- _WHAT YOU NEED TO DO_
Write the lines out exactly as they stand, from the one containing "What Bokeh code" through the one containing "1.5, 1.0, 0.0]", and only those. Omit pictures.

begin INPUT

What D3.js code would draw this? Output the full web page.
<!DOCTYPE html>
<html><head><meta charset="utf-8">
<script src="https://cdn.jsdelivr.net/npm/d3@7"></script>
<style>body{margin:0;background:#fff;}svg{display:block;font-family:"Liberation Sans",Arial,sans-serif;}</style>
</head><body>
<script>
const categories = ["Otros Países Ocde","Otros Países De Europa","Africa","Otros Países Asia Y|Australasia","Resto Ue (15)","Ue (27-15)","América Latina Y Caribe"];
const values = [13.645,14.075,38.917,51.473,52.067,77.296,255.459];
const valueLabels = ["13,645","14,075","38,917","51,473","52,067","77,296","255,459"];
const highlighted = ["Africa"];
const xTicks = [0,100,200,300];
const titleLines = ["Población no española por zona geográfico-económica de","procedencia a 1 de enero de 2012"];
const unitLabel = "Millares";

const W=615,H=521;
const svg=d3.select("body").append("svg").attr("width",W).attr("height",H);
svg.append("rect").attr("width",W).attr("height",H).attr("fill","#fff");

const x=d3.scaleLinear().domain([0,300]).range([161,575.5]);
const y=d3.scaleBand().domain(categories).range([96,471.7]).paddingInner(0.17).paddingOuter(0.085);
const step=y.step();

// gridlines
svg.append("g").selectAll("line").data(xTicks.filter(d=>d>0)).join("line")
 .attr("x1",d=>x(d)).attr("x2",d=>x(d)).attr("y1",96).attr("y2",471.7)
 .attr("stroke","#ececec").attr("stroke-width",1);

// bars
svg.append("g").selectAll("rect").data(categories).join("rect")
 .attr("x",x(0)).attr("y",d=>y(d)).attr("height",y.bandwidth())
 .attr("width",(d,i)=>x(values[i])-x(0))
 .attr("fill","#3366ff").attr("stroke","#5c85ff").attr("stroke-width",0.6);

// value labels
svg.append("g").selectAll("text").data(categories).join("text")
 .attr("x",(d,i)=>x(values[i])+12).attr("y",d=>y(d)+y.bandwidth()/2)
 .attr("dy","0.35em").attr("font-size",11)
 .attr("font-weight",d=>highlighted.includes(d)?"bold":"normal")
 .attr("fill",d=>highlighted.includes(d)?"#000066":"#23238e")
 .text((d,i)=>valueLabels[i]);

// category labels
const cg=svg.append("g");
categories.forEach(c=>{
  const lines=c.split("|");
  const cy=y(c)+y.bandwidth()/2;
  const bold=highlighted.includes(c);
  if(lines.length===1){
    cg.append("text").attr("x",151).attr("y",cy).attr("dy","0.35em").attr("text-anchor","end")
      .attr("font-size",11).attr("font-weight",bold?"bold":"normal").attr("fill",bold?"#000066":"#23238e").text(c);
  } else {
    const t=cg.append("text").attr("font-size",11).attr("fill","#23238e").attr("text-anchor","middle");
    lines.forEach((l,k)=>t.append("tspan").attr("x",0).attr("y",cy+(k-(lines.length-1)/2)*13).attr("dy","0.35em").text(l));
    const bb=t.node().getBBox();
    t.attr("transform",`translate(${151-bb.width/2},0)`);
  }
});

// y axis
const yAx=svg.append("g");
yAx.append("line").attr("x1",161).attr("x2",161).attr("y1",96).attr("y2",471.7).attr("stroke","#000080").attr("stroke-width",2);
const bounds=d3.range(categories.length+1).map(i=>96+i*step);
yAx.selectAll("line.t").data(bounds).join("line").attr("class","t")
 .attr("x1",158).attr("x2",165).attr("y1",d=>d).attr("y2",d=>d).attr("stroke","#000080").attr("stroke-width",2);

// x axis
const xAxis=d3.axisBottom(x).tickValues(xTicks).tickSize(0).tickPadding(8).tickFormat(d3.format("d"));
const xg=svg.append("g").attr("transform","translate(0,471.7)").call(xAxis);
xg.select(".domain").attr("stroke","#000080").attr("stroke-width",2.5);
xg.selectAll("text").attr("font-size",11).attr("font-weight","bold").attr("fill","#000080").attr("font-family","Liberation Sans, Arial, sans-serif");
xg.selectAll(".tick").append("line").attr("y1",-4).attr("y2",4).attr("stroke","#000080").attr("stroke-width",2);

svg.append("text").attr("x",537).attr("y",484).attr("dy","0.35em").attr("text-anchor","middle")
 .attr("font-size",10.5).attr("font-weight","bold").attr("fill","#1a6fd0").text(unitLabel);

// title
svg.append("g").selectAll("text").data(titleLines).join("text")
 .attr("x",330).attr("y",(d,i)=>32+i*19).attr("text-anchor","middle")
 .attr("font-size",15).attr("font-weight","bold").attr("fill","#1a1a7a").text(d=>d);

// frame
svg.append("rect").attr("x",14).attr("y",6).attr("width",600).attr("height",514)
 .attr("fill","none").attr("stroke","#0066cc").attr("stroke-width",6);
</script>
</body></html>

end INPUT
begin INPUT

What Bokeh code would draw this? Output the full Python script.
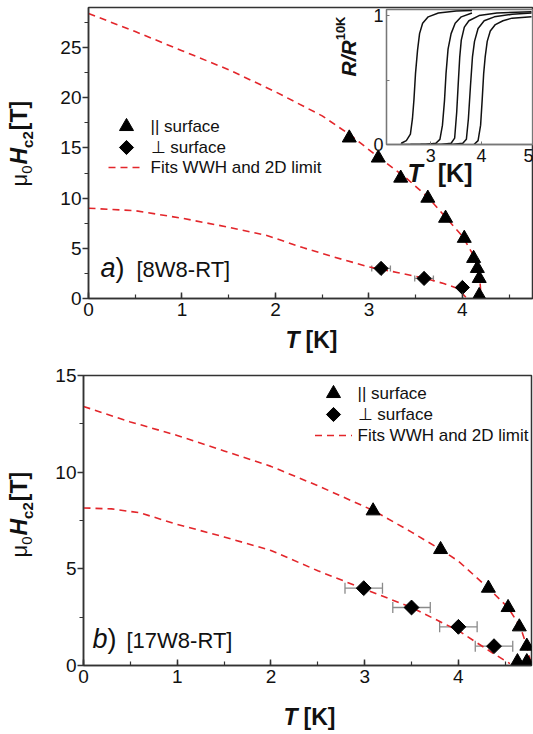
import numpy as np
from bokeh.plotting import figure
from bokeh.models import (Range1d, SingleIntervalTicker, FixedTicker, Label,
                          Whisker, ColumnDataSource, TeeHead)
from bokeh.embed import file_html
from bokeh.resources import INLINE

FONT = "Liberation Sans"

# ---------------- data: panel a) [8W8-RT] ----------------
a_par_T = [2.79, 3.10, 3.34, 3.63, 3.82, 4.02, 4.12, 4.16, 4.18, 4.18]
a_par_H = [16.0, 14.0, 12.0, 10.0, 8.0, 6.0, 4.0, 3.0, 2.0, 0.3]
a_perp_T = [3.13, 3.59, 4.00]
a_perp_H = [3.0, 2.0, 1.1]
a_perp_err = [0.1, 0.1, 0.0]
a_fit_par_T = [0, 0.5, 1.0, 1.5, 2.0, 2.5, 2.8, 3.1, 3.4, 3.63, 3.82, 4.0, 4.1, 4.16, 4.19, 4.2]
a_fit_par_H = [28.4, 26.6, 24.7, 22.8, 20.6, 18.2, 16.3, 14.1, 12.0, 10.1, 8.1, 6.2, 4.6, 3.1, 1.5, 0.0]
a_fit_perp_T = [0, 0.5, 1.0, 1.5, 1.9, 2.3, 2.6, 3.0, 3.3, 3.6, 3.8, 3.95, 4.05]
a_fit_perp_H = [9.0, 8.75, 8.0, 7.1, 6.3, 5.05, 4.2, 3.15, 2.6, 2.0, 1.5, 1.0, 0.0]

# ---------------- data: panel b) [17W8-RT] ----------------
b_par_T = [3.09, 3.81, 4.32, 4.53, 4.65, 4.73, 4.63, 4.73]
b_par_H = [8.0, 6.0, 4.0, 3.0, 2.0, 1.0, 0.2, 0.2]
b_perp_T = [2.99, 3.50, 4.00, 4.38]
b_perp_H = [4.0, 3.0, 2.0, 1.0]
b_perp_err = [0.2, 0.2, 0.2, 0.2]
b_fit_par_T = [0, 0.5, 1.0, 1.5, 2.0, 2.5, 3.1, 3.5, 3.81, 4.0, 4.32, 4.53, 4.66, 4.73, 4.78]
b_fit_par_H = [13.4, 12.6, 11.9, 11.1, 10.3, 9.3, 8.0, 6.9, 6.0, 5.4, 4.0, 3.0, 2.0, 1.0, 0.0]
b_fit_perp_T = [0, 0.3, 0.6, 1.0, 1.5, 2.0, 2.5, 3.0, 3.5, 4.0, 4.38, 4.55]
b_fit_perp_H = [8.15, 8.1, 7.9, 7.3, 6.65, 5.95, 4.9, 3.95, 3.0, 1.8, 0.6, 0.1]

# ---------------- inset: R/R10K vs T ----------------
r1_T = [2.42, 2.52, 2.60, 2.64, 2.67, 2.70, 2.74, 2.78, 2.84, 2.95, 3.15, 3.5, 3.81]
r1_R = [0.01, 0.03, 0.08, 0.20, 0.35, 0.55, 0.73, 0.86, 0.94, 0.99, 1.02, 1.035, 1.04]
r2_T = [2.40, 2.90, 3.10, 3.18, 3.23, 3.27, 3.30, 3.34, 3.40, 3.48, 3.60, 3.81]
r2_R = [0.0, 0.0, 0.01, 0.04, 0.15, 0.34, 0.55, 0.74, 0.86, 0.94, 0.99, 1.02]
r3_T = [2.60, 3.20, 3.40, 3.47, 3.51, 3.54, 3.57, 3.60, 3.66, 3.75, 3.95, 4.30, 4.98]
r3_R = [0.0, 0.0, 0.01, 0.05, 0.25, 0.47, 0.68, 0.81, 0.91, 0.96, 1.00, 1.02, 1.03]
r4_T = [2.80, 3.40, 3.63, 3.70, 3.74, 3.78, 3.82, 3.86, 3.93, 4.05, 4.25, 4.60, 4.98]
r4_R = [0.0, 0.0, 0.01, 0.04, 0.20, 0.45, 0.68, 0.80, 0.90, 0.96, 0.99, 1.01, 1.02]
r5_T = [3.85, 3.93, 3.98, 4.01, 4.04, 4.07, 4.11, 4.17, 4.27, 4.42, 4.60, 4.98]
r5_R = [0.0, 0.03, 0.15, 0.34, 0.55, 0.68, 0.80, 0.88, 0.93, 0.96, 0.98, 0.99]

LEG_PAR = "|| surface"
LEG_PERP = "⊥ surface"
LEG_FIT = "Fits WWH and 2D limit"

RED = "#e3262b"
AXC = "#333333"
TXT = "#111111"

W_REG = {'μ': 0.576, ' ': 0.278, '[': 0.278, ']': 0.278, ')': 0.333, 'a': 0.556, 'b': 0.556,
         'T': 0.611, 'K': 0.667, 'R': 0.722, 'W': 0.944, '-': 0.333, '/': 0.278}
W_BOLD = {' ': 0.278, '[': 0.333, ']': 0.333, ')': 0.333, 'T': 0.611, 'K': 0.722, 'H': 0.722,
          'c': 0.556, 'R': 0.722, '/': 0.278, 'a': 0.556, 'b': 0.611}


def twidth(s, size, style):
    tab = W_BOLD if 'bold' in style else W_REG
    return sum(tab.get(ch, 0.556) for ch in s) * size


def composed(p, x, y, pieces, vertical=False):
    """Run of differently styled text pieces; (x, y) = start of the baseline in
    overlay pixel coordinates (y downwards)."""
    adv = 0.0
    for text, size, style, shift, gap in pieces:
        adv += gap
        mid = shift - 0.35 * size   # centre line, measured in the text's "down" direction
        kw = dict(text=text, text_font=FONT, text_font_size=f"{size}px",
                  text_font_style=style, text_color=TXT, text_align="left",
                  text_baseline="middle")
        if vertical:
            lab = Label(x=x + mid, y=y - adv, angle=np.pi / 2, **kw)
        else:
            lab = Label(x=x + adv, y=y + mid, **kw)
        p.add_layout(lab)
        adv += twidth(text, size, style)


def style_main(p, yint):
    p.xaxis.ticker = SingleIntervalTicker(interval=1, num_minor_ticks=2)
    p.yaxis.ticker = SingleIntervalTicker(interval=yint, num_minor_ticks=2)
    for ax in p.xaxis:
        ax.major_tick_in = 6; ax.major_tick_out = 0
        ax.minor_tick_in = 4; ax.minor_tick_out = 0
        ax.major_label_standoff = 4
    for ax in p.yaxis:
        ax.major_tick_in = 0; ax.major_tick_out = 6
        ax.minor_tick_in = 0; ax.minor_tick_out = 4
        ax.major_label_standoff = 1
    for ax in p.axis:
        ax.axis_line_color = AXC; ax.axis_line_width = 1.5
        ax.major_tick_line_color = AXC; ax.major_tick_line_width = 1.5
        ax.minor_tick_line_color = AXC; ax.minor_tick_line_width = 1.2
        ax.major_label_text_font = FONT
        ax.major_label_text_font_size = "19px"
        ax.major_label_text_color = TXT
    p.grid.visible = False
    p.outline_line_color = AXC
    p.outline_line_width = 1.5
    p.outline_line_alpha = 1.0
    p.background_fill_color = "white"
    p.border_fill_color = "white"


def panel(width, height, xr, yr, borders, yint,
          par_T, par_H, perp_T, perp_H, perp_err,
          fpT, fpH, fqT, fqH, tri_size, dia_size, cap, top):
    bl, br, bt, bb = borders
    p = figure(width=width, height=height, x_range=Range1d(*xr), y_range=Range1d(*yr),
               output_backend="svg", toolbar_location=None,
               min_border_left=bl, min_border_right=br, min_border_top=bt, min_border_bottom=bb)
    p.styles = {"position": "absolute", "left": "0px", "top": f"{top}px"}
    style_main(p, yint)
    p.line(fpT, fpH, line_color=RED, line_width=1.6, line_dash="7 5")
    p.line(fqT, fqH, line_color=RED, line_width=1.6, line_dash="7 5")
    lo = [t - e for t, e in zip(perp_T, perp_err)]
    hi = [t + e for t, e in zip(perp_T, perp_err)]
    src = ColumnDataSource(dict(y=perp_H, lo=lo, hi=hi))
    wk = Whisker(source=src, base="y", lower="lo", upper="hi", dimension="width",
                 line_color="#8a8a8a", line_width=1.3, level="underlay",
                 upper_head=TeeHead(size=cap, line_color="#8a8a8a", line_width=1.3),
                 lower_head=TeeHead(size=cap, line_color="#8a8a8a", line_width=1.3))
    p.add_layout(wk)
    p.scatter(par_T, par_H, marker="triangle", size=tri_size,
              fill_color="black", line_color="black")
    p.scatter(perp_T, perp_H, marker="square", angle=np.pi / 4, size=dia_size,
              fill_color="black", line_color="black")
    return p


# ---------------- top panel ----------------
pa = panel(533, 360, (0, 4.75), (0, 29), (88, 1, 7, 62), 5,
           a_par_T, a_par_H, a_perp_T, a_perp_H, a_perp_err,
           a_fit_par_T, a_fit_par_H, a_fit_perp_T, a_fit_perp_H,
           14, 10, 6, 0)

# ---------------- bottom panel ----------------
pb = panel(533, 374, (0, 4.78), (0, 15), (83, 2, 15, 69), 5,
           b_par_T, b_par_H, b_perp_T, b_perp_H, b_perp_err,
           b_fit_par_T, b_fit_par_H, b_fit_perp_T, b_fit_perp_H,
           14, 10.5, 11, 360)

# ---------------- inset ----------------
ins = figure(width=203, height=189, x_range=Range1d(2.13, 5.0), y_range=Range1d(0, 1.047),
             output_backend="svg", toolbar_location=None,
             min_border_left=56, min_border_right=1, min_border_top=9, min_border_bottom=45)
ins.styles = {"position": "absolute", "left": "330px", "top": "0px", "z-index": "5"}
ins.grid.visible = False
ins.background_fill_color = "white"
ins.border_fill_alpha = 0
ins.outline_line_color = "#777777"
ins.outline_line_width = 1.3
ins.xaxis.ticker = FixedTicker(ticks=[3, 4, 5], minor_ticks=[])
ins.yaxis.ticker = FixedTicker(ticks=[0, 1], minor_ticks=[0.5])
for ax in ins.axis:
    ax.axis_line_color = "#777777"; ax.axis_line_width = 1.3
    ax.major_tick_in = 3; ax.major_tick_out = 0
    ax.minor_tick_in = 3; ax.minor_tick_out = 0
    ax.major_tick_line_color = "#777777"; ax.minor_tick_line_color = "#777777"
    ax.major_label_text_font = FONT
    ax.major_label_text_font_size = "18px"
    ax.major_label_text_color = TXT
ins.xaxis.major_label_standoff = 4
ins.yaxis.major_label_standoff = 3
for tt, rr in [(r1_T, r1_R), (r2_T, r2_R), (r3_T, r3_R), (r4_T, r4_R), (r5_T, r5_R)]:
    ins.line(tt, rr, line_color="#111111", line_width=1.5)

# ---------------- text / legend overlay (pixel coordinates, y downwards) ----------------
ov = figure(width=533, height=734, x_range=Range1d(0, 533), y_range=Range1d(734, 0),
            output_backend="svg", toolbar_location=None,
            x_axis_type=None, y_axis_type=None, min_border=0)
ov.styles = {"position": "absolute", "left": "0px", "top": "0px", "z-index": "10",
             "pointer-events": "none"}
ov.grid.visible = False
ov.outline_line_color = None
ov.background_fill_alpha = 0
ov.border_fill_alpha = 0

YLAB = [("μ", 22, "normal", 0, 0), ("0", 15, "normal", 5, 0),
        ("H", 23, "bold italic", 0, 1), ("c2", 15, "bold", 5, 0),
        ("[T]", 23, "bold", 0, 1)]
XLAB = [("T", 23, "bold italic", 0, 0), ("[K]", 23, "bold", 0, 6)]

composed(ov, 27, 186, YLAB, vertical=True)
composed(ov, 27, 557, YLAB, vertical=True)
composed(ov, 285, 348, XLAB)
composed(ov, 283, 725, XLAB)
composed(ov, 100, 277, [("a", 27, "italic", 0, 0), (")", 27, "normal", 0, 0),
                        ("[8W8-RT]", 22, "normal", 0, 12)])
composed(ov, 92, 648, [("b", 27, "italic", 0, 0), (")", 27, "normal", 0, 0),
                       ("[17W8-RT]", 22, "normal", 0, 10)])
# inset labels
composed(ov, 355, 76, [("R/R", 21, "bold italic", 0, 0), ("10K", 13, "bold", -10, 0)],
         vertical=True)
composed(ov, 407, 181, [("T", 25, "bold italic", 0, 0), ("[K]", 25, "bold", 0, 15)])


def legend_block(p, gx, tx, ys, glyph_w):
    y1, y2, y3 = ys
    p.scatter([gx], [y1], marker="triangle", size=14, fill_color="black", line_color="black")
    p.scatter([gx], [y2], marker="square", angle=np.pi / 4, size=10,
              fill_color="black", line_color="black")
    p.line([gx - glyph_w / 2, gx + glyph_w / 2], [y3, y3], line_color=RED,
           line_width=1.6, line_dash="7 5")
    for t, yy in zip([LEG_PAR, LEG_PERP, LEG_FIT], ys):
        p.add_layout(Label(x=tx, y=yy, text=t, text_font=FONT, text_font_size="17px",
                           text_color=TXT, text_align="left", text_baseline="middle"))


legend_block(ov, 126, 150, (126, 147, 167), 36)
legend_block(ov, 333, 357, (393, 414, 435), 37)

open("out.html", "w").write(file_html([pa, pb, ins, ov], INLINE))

end INPUT
begin INPUT

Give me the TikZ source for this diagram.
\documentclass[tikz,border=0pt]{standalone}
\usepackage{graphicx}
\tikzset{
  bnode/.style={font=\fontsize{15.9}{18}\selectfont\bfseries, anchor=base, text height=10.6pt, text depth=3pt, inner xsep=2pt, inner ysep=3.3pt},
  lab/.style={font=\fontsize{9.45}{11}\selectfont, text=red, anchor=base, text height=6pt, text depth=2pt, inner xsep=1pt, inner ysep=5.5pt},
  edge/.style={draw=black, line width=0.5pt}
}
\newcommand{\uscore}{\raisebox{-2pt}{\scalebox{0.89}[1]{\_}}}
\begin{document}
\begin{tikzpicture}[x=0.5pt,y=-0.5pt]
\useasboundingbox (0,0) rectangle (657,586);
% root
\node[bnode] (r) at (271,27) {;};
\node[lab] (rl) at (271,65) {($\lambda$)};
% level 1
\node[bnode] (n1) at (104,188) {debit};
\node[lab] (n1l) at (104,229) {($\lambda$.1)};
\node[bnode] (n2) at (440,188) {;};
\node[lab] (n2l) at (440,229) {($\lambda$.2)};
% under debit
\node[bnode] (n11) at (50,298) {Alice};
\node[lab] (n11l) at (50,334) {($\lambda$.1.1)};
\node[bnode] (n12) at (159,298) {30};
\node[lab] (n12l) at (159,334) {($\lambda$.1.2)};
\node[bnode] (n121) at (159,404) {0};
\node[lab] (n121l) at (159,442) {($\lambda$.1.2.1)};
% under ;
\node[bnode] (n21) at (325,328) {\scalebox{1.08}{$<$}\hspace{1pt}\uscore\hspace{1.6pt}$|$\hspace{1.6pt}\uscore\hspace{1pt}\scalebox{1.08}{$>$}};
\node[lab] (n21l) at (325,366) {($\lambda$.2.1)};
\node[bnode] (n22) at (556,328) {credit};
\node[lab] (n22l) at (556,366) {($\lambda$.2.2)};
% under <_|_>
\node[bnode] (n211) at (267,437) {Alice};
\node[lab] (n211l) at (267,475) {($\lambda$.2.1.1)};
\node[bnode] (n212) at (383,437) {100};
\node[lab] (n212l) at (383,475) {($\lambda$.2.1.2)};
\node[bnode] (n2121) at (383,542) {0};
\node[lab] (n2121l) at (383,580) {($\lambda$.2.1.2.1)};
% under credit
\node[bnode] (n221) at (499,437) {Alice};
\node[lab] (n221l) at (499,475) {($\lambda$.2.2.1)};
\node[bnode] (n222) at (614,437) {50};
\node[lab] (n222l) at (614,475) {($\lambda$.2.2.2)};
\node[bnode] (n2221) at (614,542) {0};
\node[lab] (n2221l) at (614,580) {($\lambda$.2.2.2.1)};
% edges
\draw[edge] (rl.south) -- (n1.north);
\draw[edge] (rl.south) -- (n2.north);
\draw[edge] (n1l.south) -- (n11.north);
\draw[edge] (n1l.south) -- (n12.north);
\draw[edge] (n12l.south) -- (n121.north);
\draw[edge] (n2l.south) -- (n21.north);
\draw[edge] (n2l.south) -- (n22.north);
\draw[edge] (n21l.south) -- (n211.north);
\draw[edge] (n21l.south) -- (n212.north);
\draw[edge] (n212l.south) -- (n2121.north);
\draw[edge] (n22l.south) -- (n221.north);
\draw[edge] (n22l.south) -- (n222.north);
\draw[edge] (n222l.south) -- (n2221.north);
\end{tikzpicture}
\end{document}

end INPUT

- _RESPONSE TO THE TASK_
What Bokeh code would draw this? Output the full Python script.
import numpy as np
from bokeh.plotting import figure
from bokeh.models import (Range1d, SingleIntervalTicker, FixedTicker, Label,
                          Whisker, ColumnDataSource, TeeHead)
from bokeh.embed import file_html
from bokeh.resources import INLINE

FONT = "Liberation Sans"

# ---------------- data: panel a) [8W8-RT] ----------------
a_par_T = [2.79, 3.10, 3.34, 3.63, 3.82, 4.02, 4.12, 4.16, 4.18, 4.18]
a_par_H = [16.0, 14.0, 12.0, 10.0, 8.0, 6.0, 4.0, 3.0, 2.0, 0.3]
a_perp_T = [3.13, 3.59, 4.00]
a_perp_H = [3.0, 2.0, 1.1]
a_perp_err = [0.1, 0.1, 0.0]
a_fit_par_T = [0, 0.5, 1.0, 1.5, 2.0, 2.5, 2.8, 3.1, 3.4, 3.63, 3.82, 4.0, 4.1, 4.16, 4.19, 4.2]
a_fit_par_H = [28.4, 26.6, 24.7, 22.8, 20.6, 18.2, 16.3, 14.1, 12.0, 10.1, 8.1, 6.2, 4.6, 3.1, 1.5, 0.0]
a_fit_perp_T = [0, 0.5, 1.0, 1.5, 1.9, 2.3, 2.6, 3.0, 3.3, 3.6, 3.8, 3.95, 4.05]
a_fit_perp_H = [9.0, 8.75, 8.0, 7.1, 6.3, 5.05, 4.2, 3.15, 2.6, 2.0, 1.5, 1.0, 0.0]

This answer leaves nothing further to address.